Setelah Belanda mengakui kedaulatan Republik Indonesia dan KNIL bubar, Poerwono bergabung dengan AURIS dengan pangkat kapten. Dia bertugas di beberapa daerah pada masa pergolakan daerah tahun 1950-an. Dia berdinas di AURI hingga pangkat letnan kolonel.
Ketika Poerwono masih aktif di AURI, putrinya yang kemudian dikenal dengan Henny Poerwonegoro, sudah mulai tertarik dengan musik sejak sekolah. Musik membuatnya akrab dengan anak-anak Muhammad Sardjan, politisi Masyumi yang menjadi Menteri Pertanian. Henny terkenal sebagai penyanyi dan pembawa acara anak-anak bersama Seto Mulyadi alias Kak Seto.
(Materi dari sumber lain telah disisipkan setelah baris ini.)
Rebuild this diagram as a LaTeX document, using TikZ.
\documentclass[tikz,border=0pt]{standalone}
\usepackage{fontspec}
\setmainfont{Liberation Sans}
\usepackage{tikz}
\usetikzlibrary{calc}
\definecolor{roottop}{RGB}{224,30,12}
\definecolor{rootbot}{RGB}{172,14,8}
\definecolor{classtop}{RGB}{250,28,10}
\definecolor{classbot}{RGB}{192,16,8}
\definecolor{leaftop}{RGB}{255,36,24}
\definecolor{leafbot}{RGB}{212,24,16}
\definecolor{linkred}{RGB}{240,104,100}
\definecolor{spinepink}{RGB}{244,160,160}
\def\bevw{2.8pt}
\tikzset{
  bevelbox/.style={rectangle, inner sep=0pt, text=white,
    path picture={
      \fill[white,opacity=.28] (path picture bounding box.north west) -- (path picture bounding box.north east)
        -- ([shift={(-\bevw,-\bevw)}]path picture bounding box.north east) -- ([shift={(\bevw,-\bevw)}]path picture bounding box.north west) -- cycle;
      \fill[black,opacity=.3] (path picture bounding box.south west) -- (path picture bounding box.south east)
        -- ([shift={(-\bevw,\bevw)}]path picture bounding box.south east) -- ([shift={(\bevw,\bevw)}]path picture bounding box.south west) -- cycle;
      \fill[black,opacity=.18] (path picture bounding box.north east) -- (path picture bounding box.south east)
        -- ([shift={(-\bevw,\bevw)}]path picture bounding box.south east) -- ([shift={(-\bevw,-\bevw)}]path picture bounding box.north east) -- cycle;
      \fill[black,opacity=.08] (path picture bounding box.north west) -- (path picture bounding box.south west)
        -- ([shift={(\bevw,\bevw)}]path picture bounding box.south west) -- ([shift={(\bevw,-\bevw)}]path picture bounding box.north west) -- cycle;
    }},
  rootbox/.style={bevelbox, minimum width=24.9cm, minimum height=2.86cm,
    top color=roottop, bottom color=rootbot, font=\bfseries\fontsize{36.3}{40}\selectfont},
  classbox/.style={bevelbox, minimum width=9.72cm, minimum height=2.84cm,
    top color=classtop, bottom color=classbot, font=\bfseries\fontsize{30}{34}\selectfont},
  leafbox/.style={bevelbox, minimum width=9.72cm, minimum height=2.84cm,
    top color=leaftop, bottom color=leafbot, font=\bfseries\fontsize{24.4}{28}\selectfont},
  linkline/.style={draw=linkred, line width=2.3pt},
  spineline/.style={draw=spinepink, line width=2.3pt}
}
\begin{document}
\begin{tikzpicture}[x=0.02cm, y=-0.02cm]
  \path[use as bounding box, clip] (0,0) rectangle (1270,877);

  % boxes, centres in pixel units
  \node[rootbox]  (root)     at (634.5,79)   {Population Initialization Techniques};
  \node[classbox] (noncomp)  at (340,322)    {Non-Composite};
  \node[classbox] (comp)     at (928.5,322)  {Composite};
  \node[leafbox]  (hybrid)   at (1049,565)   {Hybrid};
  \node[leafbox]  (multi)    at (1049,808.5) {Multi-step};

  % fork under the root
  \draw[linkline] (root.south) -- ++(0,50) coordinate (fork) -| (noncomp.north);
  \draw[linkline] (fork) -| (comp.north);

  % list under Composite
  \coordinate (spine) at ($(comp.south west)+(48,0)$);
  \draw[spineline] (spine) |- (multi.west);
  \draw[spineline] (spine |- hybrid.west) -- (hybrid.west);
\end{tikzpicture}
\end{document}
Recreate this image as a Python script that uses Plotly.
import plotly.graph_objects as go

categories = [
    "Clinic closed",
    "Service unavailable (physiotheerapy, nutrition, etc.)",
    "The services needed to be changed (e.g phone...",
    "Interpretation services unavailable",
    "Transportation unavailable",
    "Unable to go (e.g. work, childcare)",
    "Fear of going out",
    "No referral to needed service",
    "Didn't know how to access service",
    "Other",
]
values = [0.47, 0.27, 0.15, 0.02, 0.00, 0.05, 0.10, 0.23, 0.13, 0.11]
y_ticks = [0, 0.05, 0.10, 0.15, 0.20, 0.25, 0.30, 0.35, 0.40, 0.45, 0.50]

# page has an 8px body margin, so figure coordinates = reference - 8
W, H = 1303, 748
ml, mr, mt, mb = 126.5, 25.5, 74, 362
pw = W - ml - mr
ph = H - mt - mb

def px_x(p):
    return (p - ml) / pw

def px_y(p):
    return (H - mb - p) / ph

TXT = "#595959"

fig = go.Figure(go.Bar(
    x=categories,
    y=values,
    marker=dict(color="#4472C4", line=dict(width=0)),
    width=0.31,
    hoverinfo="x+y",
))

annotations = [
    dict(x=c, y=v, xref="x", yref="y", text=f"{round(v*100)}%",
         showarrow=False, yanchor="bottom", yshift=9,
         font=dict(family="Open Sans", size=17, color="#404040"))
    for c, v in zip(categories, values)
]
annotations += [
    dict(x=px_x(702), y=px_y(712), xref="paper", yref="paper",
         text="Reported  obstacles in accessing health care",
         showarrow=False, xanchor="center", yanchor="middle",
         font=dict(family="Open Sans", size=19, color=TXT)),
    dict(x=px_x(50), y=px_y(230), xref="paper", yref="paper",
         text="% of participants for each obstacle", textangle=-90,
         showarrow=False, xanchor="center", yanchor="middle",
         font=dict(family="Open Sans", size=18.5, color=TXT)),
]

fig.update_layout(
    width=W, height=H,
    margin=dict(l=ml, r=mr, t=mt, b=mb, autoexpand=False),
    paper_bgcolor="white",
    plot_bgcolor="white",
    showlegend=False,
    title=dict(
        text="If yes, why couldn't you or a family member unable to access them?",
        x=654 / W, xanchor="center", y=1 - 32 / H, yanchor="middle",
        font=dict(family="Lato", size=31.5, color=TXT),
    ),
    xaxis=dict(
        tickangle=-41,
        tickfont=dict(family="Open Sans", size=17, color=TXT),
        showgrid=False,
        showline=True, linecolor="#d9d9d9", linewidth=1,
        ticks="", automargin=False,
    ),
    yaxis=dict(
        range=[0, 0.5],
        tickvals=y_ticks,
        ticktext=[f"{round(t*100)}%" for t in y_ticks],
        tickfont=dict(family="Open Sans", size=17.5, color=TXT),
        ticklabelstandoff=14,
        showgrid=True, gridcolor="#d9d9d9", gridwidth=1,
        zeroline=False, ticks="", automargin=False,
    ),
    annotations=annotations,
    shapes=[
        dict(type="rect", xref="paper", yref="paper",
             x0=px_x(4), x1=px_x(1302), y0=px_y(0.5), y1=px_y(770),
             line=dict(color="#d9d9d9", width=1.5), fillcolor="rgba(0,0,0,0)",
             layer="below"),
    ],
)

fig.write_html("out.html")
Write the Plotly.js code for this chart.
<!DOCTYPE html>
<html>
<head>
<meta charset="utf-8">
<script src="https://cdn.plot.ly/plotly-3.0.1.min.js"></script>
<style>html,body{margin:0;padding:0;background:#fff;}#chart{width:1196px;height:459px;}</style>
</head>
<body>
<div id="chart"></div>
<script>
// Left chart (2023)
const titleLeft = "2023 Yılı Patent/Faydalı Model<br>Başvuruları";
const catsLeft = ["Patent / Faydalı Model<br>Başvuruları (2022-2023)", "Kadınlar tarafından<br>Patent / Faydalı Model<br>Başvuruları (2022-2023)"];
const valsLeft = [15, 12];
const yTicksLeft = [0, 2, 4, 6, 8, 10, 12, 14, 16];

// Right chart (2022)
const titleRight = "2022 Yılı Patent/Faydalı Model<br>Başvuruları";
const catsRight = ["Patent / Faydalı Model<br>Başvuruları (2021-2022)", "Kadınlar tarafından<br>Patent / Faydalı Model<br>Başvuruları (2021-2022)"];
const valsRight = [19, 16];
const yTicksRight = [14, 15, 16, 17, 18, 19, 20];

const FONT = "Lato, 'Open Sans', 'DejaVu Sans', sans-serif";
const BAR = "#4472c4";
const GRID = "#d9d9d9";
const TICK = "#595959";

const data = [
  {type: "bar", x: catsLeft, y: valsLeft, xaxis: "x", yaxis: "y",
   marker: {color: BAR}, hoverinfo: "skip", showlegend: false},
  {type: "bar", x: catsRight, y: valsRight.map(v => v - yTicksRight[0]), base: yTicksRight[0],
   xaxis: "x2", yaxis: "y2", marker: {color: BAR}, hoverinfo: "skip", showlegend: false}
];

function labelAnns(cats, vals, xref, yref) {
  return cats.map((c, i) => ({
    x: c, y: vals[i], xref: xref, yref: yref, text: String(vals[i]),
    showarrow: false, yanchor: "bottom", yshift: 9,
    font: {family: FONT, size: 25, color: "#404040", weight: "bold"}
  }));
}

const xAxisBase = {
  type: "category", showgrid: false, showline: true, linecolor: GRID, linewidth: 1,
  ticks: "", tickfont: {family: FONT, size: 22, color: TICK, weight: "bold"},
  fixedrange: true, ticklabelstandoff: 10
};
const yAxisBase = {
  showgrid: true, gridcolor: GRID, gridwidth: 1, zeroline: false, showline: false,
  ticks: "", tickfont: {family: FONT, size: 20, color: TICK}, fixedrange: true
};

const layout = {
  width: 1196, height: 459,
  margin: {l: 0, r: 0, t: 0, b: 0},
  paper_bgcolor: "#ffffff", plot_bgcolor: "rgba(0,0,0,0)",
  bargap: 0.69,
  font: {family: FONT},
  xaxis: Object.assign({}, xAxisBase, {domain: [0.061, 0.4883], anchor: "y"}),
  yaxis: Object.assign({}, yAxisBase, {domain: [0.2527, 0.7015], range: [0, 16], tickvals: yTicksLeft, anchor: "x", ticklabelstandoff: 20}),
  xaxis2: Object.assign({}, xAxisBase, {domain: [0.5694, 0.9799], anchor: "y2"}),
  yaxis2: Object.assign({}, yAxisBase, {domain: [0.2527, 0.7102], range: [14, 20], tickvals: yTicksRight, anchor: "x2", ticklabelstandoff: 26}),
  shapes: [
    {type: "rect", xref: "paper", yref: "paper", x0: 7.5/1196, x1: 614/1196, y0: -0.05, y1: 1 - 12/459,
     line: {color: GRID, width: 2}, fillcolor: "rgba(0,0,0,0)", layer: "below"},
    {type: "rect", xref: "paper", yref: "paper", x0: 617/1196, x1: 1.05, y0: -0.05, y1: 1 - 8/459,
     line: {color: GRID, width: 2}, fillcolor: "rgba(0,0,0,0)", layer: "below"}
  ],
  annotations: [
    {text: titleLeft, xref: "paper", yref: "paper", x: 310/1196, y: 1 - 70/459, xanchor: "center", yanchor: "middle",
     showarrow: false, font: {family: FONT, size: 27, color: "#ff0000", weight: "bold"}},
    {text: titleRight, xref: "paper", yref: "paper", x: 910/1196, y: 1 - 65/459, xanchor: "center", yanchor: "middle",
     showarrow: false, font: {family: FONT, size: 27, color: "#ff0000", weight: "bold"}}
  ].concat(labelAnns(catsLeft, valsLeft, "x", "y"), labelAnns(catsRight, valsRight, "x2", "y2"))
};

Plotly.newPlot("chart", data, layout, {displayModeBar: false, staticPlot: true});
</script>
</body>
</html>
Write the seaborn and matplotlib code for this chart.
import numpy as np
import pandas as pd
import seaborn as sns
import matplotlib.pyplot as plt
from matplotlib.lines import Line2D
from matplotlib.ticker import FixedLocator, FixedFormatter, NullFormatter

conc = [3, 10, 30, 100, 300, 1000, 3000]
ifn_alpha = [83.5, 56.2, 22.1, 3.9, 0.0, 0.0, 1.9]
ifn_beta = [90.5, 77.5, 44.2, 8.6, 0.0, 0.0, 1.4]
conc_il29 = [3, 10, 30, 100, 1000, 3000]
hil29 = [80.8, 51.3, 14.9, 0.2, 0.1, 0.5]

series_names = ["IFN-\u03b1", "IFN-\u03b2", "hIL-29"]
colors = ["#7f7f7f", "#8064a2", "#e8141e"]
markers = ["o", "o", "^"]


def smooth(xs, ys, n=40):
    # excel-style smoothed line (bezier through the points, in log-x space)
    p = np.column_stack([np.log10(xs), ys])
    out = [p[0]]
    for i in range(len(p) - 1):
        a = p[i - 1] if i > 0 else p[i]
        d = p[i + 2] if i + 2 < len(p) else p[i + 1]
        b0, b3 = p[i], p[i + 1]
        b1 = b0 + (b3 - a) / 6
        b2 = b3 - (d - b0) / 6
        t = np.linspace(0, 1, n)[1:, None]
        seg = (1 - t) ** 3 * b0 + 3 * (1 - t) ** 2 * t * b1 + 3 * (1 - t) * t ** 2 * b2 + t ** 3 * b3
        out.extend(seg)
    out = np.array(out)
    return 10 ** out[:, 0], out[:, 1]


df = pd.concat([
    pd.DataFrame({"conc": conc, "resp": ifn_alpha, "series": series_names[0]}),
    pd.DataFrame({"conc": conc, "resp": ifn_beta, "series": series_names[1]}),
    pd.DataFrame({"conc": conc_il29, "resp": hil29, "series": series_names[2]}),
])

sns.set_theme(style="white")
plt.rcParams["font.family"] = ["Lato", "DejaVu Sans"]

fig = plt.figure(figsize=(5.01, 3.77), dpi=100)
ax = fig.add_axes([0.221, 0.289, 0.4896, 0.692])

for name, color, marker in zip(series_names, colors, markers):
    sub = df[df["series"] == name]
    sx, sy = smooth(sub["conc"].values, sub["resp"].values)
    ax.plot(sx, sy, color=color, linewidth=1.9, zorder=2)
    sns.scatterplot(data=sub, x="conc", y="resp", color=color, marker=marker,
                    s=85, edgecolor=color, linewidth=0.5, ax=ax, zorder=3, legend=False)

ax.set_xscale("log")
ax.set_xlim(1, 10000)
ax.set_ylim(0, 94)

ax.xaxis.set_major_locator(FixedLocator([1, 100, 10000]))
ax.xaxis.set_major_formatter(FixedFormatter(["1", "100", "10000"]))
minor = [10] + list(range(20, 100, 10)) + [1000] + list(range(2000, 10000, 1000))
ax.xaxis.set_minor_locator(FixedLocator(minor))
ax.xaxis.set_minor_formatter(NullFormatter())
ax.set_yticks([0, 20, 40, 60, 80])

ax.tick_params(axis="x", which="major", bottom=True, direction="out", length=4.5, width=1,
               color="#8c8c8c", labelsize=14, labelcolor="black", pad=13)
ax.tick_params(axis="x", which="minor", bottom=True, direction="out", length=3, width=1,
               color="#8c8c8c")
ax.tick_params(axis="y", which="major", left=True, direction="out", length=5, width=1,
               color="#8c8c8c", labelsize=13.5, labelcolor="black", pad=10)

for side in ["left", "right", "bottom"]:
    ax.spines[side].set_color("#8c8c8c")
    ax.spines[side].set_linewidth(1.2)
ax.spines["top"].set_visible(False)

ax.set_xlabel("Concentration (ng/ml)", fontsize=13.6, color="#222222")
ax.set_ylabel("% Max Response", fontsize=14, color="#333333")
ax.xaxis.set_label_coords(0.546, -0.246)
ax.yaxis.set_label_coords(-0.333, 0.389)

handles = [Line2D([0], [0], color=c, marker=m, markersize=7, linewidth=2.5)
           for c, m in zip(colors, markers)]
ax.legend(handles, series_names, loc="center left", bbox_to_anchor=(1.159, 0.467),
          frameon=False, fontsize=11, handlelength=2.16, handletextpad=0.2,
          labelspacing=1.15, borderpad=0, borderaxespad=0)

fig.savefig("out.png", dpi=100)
Anak laki-laki Sardjan, Mochamad Tauchid Hardjana biasa dipanggil Toto Sardjan, adalah pemain drum cukup dikenal di Jakarta era 1960-an. Henny juga suka bermain drum seperti Karen Carpenter. Anak Sardjan yang lain adalah Siti Qadarsih alias Titi Qadarsih, ibu dari Indra Q, mantan personel Slank. Toto yang lama pacaran dengan Henny akhirnya menjadi menantu Poerwono.
Meski beda agama, pernikahan Henny (Kristen) dan Toto (Islam), bertahan lama. Mereka dikaruniai seorang putri bernama Rietma Dhanty Angelica Immaculata Tauchid, yang dinikahi musisi Elfonda Mekel alias Once.